The efficiency and performance of a flying animal is directly related to the aerodynamics around its body and flapping wings. Here, I have developed methods for quantifying the wake dynamics around a flying animal. The results are used to estimate the aerodynamic performance of flapping flight. Using these methods, I have studied flight of the Pied Flycatcher (Ficedula hypoleuca), the Pallas’ Long-tongued bat (Glossophaga soricina) and the Lesser Long-nosed Bat (Leptonycteris yerbabuenae).

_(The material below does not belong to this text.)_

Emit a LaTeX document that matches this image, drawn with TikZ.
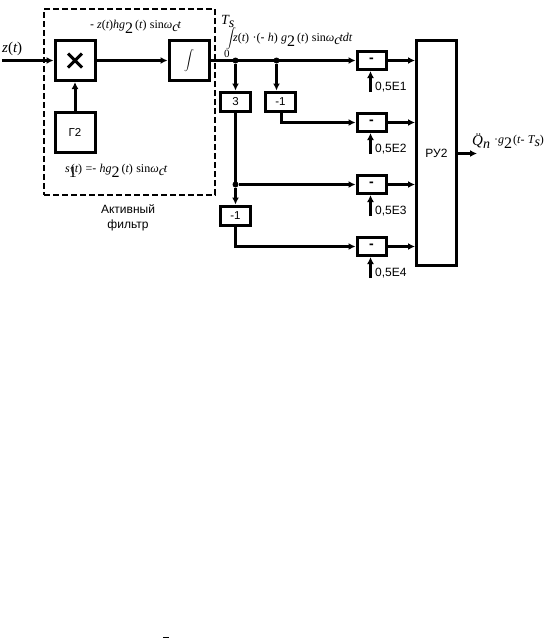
\documentclass[tikz,border=0pt]{standalone}
\usepackage{fontspec}
\setmainfont{Liberation Sans}
\newfontfamily\mathser{Liberation Serif}
\usetikzlibrary{arrows.meta}
\newcommand{\mi}[1]{{\mathser\itshape #1}}
\newcommand{\mr}[1]{{\mathser\upshape #1}}
\newcommand{\sbb}[1]{\raisebox{-5pt}{\fontsize{16}{16}\selectfont\mr{#1}}}
\newcommand{\sbc}[1]{\raisebox{-3pt}{\fontsize{14}{14}\selectfont\mi{#1}}}
\tikzset{
  x=1pt,y=-1pt,
  blk/.style={draw=black,line width=3pt,fill=white,inner sep=0pt,minimum width=#1,font=\fontsize{11.5}{12}\selectfont},
  blk/.default=40pt,
  big/.style={blk=40pt,minimum height=40pt},
  small/.style={blk=30pt,minimum height=19pt},
  sub/.style={blk=29pt,minimum height=18pt,font=\bfseries\fontsize{14}{14}\selectfont},
  wire/.style={line width=3pt,-{Latex[length=7pt,width=7pt]}},
  line/.style={line width=3pt},
  lab/.style={inner sep=0pt,font=\fontsize{12}{14}\selectfont},
  eq/.style={inner sep=0pt,anchor=west,font=\fontsize{12}{14}\selectfont},
  dot/.style={circle,fill=black,inner sep=0pt,minimum size=6pt},
}
\begin{document}
\begin{tikzpicture}
\path[use as bounding box,fill=white] (0,0) rectangle (547,638);
\node[draw=black,dash pattern=on 6pt off 3pt,line width=1.1pt,minimum width=171pt,minimum height=186pt,inner sep=0pt] (filter) at (129.5,102) {};
\node[big] (mul) at (75,60.5) {};
\draw[line width=3pt] (mul.center)+(-7,-7) -- +(7,7) (mul.center)+(-7,7) -- +(7,-7);
\node[big,font=\fontsize{11}{12}\selectfont\mathser] (int) at (189,60.5) {$\displaystyle\int$};
\node[big] (g2) at (75,132.5) {Г2};
\node[small] (b3) at (235.5,101.5) {3};
\node[small] (m1) at (280.5,101.5) {-1};
\node[small] (m2) at (235.5,215.5) {-1};
\node[sub] (s1) at (371.5,60.5) {-};
\node[sub] (s2) at (371.5,122.5) {-};
\node[sub] (s3) at (371.5,184.5) {-};
\node[sub] (s4) at (371.5,246.5) {-};
\node[draw=black,line width=3pt,fill=white,inner sep=0pt,minimum width=40pt,minimum height=225pt,font=\fontsize{12}{14}\selectfont] (ru) at (436.5,153) {РУ2};
\coordinate (in) at (2,60.5);
\coordinate (out) at (477,153.5);
\coordinate (e1) at (370.5,92);
\coordinate (e2) at (370.5,154);
\coordinate (e3) at (370.5,216);
\coordinate (e4) at (370.5,278);
\node[dot] (d1) at (235.5,60.5) {};
\node[dot] (d2) at (276.5,60.5) {};
\node[dot] (d3) at (235.5,184.5) {};
\draw[wire] (in) -- (mul.west |- in);
\draw[wire] (mul) -- (int);
\draw[wire] (g2) -- (mul);
\draw[wire] (int.east) -- (s1.west);
\draw[wire] (d1) -- (b3.north);
\draw[wire] (d2) -- (d2 |- m1.north);
\draw[line] (b3.south) -- (d3.center);
\draw[wire] (d3) -- (m2.north);
\draw[wire] (d3) -- (d3 -| s3.west);
\draw[wire] ([xshift=1pt]m1.south) |- (s2.west);
\draw[wire] (m2.south) |- (s4.west);
\draw[wire] (s1.east) -- (s1.east -| ru.west);
\draw[wire] (s2.east) -- (s2.east -| ru.west);
\draw[wire] (s3.east) -- (s3.east -| ru.west);
\draw[wire] (s4.east) -- (s4.east -| ru.west);
\draw[wire] (e1) -- (e1 |- s1.south);
\draw[wire] (e2) -- (e2 |- s2.south);
\draw[wire] (e3) -- (e3 |- s3.south);
\draw[wire] (e4) -- (e4 |- s4.south);
\draw[wire] (ru.east |- out) -- (out);
\node[lab,anchor=west] (t1) at (375,87) {0,5E1};
\node[lab,anchor=west] (t2) at (375,149.5) {0,5E2};
\node[lab,anchor=west] (t3) at (375,211.5) {0,5E3};
\node[lab,anchor=west] (t4) at (375,273.5) {0,5E4};
\node[lab,align=center,font=\fontsize{12}{15.5}\selectfont] (cap) at (128,218) {Активный\\фильтр};
\node[eq,font=\fontsize{15}{16}\selectfont] (zt) at (2,49) {\mi{z}\mr{(}\mi{t}\mr{)}};
\node[eq] (eqa) at (90,26.5) {-\hspace{3pt}\mi{z}\mr{(}\mi{t}\mr{)}\mi{hg}\sbb{2}\hspace{2pt}\mr{(}\mi{t}\mr{)} \mr{sin}\mi{ω}\sbc{c}\hspace{-1pt}\mi{t}};
\node[eq] (eqb) at (65,171) {\mi{s}\hspace{-1pt}\sbb{1}\hspace{-6pt}\mr{(}\mi{t}\mr{)} \mr{=}- \mi{hg}\sbb{2}\hspace{2pt}\mr{(}\mi{t}\mr{)} \mr{sin}\mi{ω}\sbc{c}\hspace{-1pt}\mi{t}};
\node[eq,font=\fontsize{14}{14}\selectfont] (ts) at (221,21) {\mi{T}\sbc{s}};
\node[eq,font=\fontsize{10}{12}\selectfont\mathser] (intb) at (226,39) {$\displaystyle\int$};
\node[eq,font=\fontsize{11}{12}\selectfont\mathser] (zero) at (224,54) {0};
\node[eq] (eqc) at (233,39.5) {\mi{z}\mr{(}\mi{t}\mr{)} \mr{·(}- \mi{h}\mr{)} \mi{g}\sbb{2}\hspace{2pt}\mr{(}\mi{t}\mr{)} \mr{sin}\mi{ω}\sbc{c}\hspace{-1pt}\mi{tdt}};
\node[eq,font=\fontsize{15}{16}\selectfont] (q) at (472,141) {\mi{Q̈}\sbc{n}};
\node[eq] (eqd) at (494,142) {\mr{·}\mi{g}\sbb{2}\hspace{1pt}\mr{(}\mi{t}\mr{-} \mi{T}\sbc{s}\mr{)}};
\fill (163,636.5) rectangle (169,638);
\end{tikzpicture}
\end{document}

In paper I, the aerodynamics close to the wing surface of slow flying G. soricina bats was studied, showing that bats use a Leading Edge Vortex (LEV) to enhance lift with up to 40% of the total. LEVs are known to be used by insects, but here I have shown that also larger vertebrates can use LEVs. In paper II, the aerodynamics close to the wing surface of a slow flying Pied Flycatcher was studied. This results showed that Pied Flycatchers generate LEVs with similar strength as in G. soricina, but the LEV structure is significantly different from that of bats and insects. In paper III, a new high-speed stereoscopic Particle Image Velocimetry (PIV) system for studying animal flight was introduced. Using this system, the wakes of the two bat species were captured, and new methods for visualizing and analyzing wake data were introduced. In paper IV, the wake dynamics and aerodynamic performance of flapping flight for the two bat species was studied. Although the wake dynamics for the two species was similar, maximum aerodynamic performance was achieved at a significantly higher speed for the highly mobile and migratory L. yerbabuenae than for the non-migratory G. soricina. In paper V, I introduced an actuator disk model for analyzing time-resolved PIV data of flapping flight. Analysis of the wake data for the two bat species showed that the model can be used to compare flight efficiency of different animal species. In paper VI, the wake dynamics in flycatchers was studied. The results showed that the wake of slow flying flycatchers is more similar to that of fast flying passerines than to that of hummingbirds, and that flycatchers are probably aerodynamically more efficient than hummingbirds. In paper VII, the wake dynamics and aerodynamic performance for the three studied species was compared. This showed that birds outperform bats in aerodynamic efficiency, which could be ascribed to differences in aerodynamic function of the body and of the wing upstroke, and which were proposed to be a result of differences in phylogenetic constraints between birds and bats.